Q3 – “What will my daughter grow up to be?”

Q3 – “What will my daughter grow up to be?”

As a mother of 3 daughters this is a question I’ve often thought about, and obviously if you happen to be the mother or father of daughters or sons or a mixture of sons and daughters you will have the the same question. I don’t think there is a parent who does not look at a newborn baby and think “I wonder who will you be? We’ve welcomed you into our family, but who are you, who are you going to be?”.

Thankfully God knows, and thankfully He chooses usually not to tell us. When we hold our baby in the hospital for the first time do we really want to know? Maybe we do want to know that this child will grow up to be healthy, wealthy and wise. But maybe we don’t want to know the trials that this child will go through, we don’t want to know the heartache they are going to have, the heartache they are going to bring to us, the pain that they are going to suffer. Those are questions that God knows, and God only shows them to us at the point where we need to know.

So what do we wish or pray for our children, if we aren’t going to know what is going to happen? What does God want us to ask for our children, how should we pray for our children?

The world would have us to believe that what we want for our children is that they be healthy, wealthy and wise, whether that is because they go to bed early and rise early, or whether they buy the right sort of insurance, or whether they buy right sort of shoes, or whether they buy the right sort of car. The world would have us think that these are the things that matter. But are they the things that matter to God? Are they the things that God wants for our children?

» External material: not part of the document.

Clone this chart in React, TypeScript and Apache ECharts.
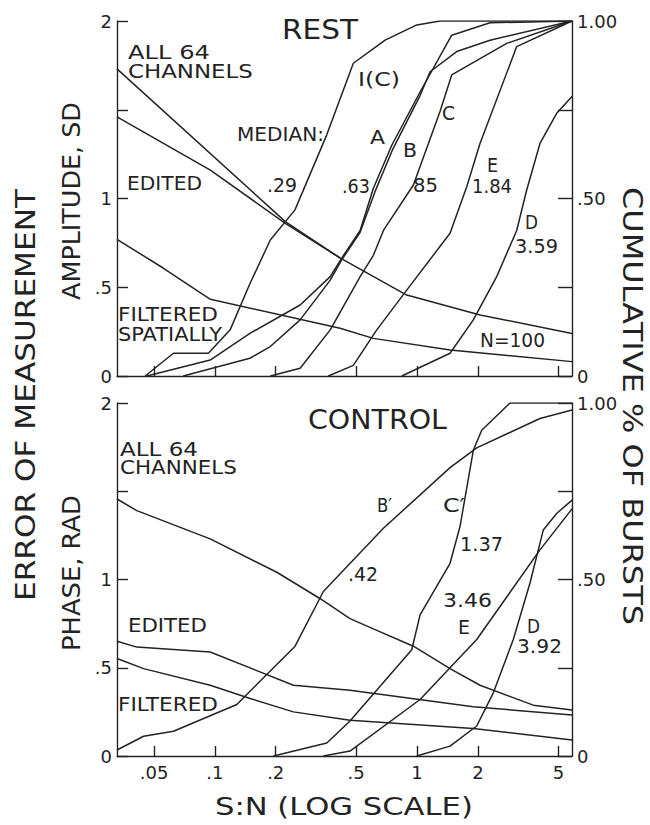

God sees life differently. God sees the important thing as our relationship with him. In the answer to the “Why isn’t life fair?” question we talked about the need to have a right relationship with God, and it is that right relationship with God that we should most want for our children, because that is the thing that will have eternal consequences. And we can start sharing that truth with our children right from the moment when we first hold them in our arms, as we pray for them, as we get to the point where we can read a story to them, to answer their endless questions. Whether they are 3, or 13 or 33 there still seem to be questions they have and we can still do our best to give them godly advice.

Timothy was one of the people that Paul disciples. Paul talked about Timothy’s relationship with his family and we know that his grandmother and his mother were both people who taught him the Scriptures and that ought to be our aim as parents and grandparents and aunts and uncles and friends, to be able to share the Scriptures with our children at whatever opportunity we get. So Paul wrote about Timothy, “But as for you, continue in what you have learned and have firmly believed, knowing from whom you learned it and how from childhood you have been acquainted with the sacred writings, which are able to make you wise for salvation through faith in Christ Jesus.” 2 Timothy 3:14,15 ESV

Now if we are going to do that we need to know Christ Jesus as Lord ourselves, because we can’t lead our children where we haven’t been ourselves. But as we trust in God and as we pray for our children and give godly answers to the best of our ability, and encourage them to read the Scriptures, which are infallible, when we certainly aren’t infallible, then we will have children who are blessed by God and will spend eternity with Him.